* **Task requirements**
Pictures are not part of the copy. Give again exactly the lines from the one with "Rebuild this chart" to the one with "plt.rcParams['font.family'] = ['Liberation", inclusive.

* **Material for this task**

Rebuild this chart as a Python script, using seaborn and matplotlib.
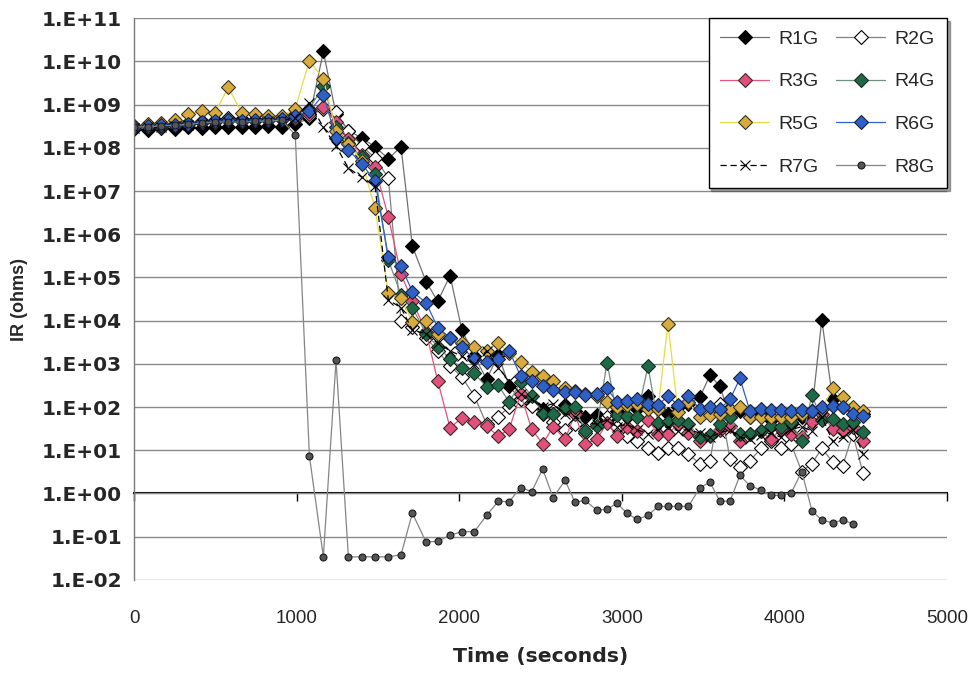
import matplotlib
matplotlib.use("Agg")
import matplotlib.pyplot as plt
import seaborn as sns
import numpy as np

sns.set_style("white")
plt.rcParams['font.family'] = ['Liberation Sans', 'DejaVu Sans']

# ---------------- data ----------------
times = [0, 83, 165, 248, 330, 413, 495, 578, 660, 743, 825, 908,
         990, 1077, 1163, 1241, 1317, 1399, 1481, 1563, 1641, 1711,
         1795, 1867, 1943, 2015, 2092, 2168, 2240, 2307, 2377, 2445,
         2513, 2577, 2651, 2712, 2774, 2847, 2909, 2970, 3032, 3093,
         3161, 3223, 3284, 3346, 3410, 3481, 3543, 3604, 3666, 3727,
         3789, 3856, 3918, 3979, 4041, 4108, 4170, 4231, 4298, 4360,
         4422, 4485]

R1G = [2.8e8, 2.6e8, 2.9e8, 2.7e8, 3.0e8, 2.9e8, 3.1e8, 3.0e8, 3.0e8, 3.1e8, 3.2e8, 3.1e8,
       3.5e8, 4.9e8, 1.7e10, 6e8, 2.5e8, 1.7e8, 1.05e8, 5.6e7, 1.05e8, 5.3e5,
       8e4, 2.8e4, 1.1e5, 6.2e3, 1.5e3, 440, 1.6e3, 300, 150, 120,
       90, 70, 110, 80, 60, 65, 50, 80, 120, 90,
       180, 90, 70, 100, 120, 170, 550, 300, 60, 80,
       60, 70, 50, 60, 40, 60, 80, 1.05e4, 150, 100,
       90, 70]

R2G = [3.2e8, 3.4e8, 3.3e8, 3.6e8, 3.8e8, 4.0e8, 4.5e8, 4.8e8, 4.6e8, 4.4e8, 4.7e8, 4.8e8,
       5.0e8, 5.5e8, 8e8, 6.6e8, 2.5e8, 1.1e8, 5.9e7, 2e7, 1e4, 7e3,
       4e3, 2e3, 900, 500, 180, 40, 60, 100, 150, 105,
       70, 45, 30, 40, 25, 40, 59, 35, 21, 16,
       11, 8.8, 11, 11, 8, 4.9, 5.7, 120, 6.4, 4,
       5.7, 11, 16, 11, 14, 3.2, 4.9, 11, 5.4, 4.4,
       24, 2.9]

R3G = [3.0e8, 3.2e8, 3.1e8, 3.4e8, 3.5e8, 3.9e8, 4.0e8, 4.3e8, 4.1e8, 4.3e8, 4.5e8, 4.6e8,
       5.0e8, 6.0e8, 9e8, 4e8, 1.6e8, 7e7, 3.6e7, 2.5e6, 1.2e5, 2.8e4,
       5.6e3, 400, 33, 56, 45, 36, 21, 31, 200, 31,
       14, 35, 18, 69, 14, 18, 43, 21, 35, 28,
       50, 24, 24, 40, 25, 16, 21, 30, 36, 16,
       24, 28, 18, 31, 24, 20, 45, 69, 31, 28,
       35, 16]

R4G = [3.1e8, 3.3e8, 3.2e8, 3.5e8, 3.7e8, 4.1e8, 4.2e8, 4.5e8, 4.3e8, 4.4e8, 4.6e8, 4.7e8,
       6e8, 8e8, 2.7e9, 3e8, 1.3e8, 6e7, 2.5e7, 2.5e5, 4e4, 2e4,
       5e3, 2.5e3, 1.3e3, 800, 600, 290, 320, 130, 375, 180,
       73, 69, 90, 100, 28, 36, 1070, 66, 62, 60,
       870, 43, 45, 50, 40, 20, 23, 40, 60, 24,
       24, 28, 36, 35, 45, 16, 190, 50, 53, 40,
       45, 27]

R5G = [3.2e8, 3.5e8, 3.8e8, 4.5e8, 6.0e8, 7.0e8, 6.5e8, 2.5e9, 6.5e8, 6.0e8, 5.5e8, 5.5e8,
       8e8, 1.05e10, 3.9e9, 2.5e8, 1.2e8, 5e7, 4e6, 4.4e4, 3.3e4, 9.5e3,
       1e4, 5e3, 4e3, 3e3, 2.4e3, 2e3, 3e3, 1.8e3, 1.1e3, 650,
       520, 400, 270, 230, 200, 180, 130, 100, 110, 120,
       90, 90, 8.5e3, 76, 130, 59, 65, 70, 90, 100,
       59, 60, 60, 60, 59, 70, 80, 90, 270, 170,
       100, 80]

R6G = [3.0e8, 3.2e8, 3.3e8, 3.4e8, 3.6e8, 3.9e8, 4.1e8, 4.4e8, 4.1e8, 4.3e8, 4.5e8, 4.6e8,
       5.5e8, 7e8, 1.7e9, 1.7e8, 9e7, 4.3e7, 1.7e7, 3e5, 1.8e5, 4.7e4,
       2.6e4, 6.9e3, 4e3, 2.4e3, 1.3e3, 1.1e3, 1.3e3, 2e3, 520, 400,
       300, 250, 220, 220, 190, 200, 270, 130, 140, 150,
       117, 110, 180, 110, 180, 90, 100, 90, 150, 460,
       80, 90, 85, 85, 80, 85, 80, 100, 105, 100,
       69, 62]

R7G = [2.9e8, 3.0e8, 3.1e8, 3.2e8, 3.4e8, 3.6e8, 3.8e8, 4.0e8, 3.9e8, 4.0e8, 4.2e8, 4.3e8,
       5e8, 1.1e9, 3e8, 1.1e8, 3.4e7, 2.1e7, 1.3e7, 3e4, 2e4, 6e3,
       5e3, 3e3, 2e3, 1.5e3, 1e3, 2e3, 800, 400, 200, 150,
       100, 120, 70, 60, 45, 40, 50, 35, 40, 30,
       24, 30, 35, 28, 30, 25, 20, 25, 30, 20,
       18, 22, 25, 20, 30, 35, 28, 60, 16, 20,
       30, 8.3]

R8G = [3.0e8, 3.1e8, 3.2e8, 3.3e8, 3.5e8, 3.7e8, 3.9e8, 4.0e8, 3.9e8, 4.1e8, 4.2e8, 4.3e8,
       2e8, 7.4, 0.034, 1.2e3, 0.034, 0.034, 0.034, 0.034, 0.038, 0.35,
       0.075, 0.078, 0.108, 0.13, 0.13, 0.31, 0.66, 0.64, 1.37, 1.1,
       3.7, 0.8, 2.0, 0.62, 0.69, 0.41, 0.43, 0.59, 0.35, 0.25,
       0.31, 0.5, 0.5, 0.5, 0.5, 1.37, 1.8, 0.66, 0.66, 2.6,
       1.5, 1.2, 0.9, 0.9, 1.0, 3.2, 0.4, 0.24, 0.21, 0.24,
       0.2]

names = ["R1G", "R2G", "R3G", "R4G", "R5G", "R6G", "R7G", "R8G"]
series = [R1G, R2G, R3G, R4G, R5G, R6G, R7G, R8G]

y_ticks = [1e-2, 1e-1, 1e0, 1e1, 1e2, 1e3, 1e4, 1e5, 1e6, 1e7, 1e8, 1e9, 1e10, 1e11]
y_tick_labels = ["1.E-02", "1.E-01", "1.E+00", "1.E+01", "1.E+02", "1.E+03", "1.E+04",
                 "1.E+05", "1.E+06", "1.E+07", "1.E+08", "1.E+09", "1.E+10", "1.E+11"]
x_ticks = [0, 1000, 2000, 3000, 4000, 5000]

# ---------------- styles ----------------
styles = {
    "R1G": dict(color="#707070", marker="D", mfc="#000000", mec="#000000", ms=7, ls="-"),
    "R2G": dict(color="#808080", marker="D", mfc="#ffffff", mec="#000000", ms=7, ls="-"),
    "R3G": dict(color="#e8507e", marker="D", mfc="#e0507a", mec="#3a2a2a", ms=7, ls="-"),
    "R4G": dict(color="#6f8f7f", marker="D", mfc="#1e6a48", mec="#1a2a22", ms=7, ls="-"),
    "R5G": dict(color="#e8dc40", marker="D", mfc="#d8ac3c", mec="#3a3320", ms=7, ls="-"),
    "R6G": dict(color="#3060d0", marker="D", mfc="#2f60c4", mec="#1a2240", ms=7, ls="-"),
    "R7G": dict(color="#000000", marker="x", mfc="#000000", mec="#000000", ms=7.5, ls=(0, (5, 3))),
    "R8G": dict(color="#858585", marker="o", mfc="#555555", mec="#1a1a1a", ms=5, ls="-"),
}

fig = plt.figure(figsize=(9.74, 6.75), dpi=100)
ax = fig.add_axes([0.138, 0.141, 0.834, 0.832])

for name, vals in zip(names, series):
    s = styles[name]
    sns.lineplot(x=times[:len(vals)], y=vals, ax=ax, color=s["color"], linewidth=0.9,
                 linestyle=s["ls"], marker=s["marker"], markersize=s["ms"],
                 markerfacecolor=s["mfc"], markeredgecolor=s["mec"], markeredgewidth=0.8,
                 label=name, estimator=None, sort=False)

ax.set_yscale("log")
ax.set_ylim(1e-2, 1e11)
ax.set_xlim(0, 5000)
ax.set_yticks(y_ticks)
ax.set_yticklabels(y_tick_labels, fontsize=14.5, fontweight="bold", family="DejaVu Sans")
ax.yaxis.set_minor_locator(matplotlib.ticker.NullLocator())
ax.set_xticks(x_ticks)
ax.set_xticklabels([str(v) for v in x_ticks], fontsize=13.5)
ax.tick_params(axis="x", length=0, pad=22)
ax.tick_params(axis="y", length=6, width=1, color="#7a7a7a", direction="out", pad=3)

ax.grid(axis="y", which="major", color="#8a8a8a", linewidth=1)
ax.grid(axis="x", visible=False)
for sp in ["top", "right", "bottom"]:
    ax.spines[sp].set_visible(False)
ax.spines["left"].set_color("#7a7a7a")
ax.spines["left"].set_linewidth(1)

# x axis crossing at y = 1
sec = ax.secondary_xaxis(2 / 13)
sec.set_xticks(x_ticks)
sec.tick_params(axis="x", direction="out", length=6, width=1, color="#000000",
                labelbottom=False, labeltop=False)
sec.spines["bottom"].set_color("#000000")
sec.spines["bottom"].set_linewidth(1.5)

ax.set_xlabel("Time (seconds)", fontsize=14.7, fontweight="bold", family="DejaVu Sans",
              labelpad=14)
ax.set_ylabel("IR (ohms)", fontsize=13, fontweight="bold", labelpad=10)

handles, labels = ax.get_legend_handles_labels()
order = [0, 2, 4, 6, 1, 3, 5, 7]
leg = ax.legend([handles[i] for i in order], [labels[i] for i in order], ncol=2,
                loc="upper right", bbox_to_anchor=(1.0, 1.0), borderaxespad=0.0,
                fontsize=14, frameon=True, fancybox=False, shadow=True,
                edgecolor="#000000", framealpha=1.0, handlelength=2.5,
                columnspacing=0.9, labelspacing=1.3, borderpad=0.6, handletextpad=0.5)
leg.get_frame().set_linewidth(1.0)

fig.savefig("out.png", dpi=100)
==
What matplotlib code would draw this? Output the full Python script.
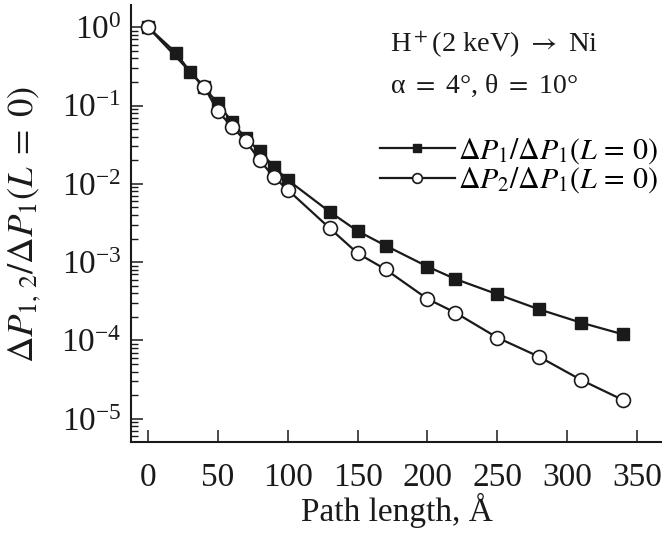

* **Expected answer**
Rebuild this chart as a Python script, using seaborn and matplotlib.
import matplotlib
matplotlib.use("Agg")
import matplotlib.pyplot as plt
import seaborn as sns
import numpy as np

sns.set_style("white")
plt.rcParams['font.family'] = ['Liberation Sans', 'DejaVu Sans']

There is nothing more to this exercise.